Here is a list of cheat sheets I stumbled across while surfing around. There are many helpful charts, conversions, techniques. Worth taking a look at when you have the time or bookmark it for later.  Kitchen Cheat Sheet Guide On Basic Cooking Techniques | Sodapic.com


----------



## PrincessFiona60 (Mar 13, 2013)

That is pretty cool!


----------



## vitauta (Mar 13, 2013)

thanks, roch,  a really handy and comprehensive collection of cheats!


----------



## CWS4322 (Mar 13, 2013)

Thanks! I guess you have some extra time on your hands, Roch.


----------



## Rocklobster (Mar 13, 2013)

CWS4322 said:


> Thanks! I guess you have some extra time on your hands, Roch.

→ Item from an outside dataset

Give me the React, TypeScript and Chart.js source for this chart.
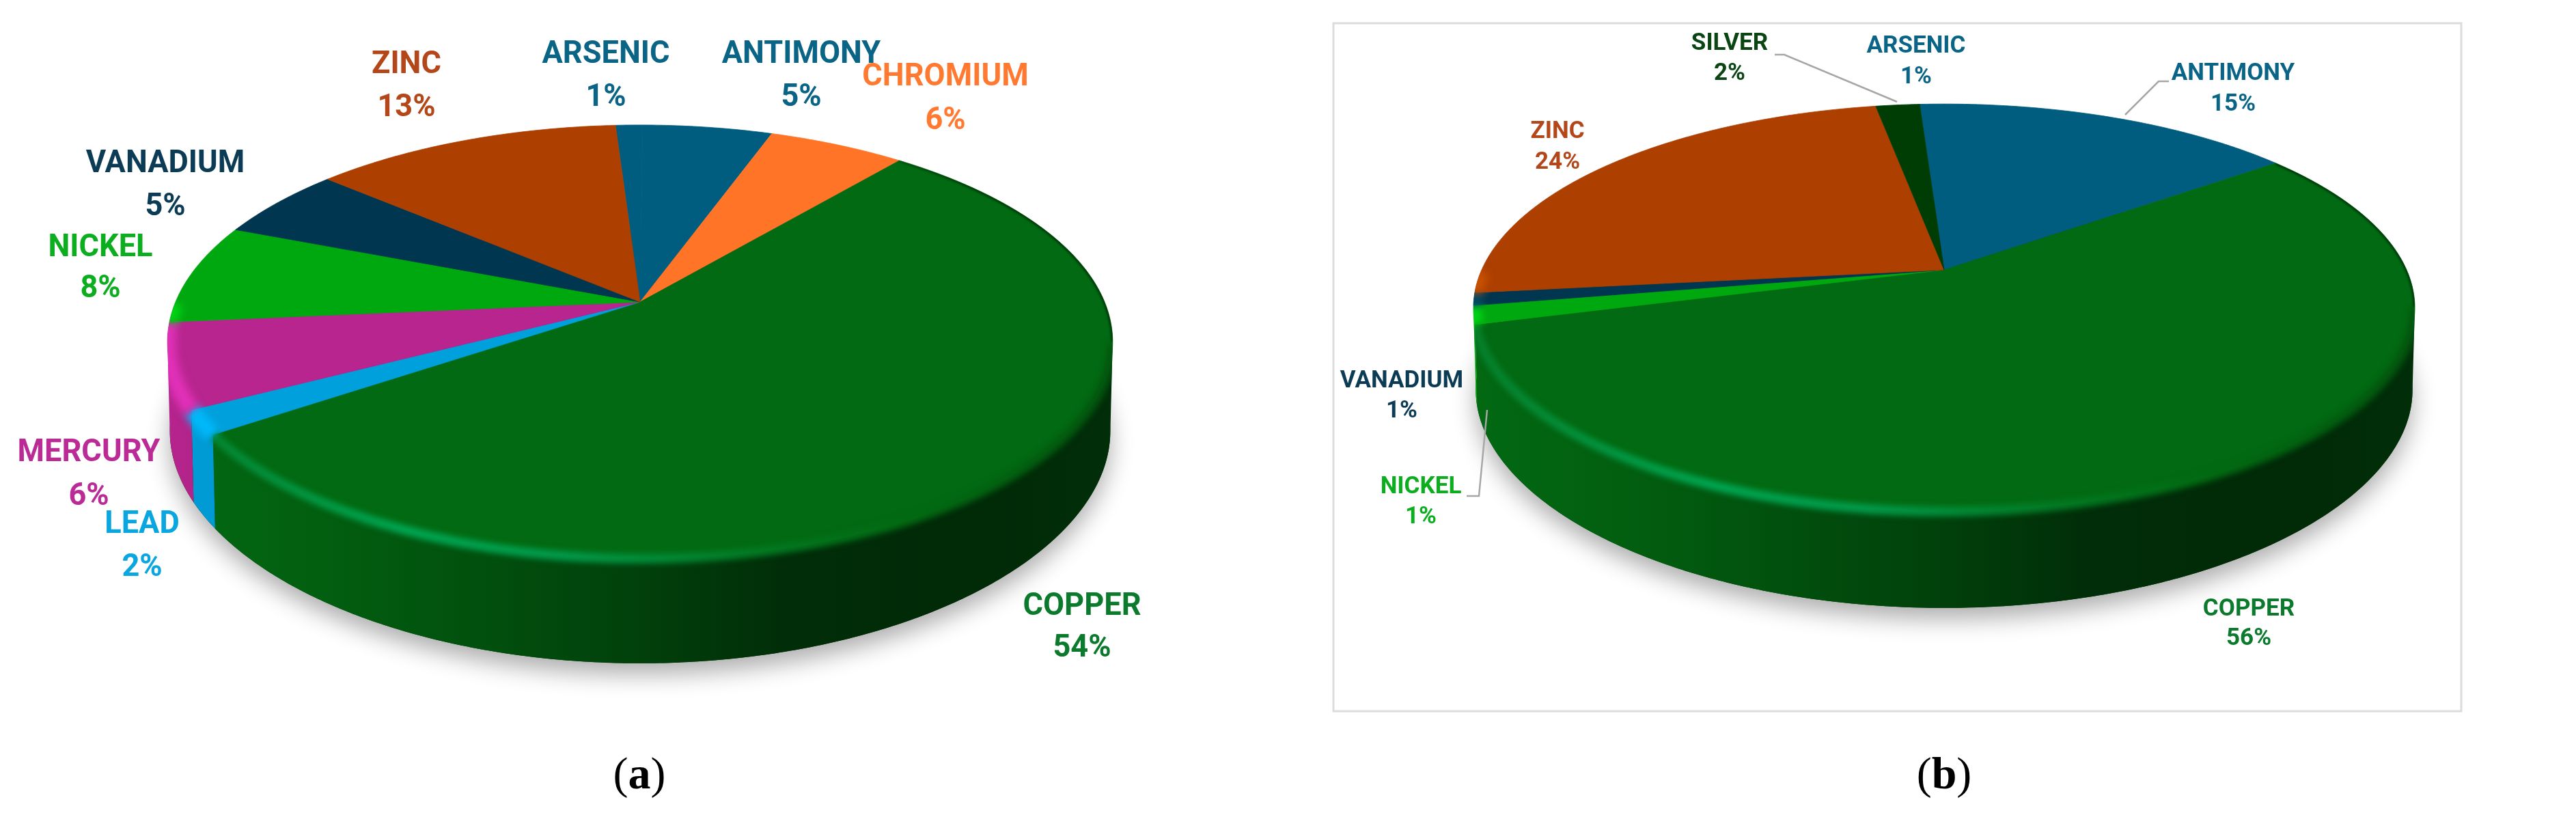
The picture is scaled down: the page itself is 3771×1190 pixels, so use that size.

I don't subscribe to television  so I have been sitting here listening to the Ottawa vs. Montreal hockey game on line.


----------



## vitauta (Mar 13, 2013)

don't you watch shows and/or movies on your computer, roch?


----------



## buckytom (Mar 13, 2013)

cheater, cheater!!!


lol, j/k. thanks.

good game tonight between the habs and sens.

i'm old enough to remember when many hockey games were only available on the radio. i used to hide a small am/fm radio in my bed with an ear bud under the covers so i could listen to games after i was supposed to go to sleep. 

during my latter high school years, when the islanders won their 4 consecutive cups, i would sit in my pizza delivery truck outside people's houses listening to the games, glued to the radio while the people in the house would look out their windows wondering why the pizza guy was just sitting there, not delivering tbeir pizza. lol.

ah, the good old days. there's a real art to calling a hockey game, audio only.


----------



## CWS4322 (Mar 13, 2013)

vitauta said:


> don't you watch shows and/or movies on your computer, roch?


We don't have the same Internet type of services you get in the States. If I stream tv shows or movies on my computer, I pay big time. I don't know about where Roch lives, but unlimited Internet is not available where I live. Let's not talk about how much we pay for cell phone use here in Canada vs. what you pay in the States.


----------



## Snip 13 (Mar 14, 2013)

Groovy thanks !


----------



## Rocklobster (Mar 17, 2013)

vitauta said:


> don't you watch shows and/or movies on your computer, roch?


Yes. Sometimes.  I have Netflix. Occasionally, I will watch the odd previously recorded/aired television show off the internet if it is streamed  legally. I'm not big on downloading. I'll turn on a radio feed of a hockey game as background while I go about other things.


----------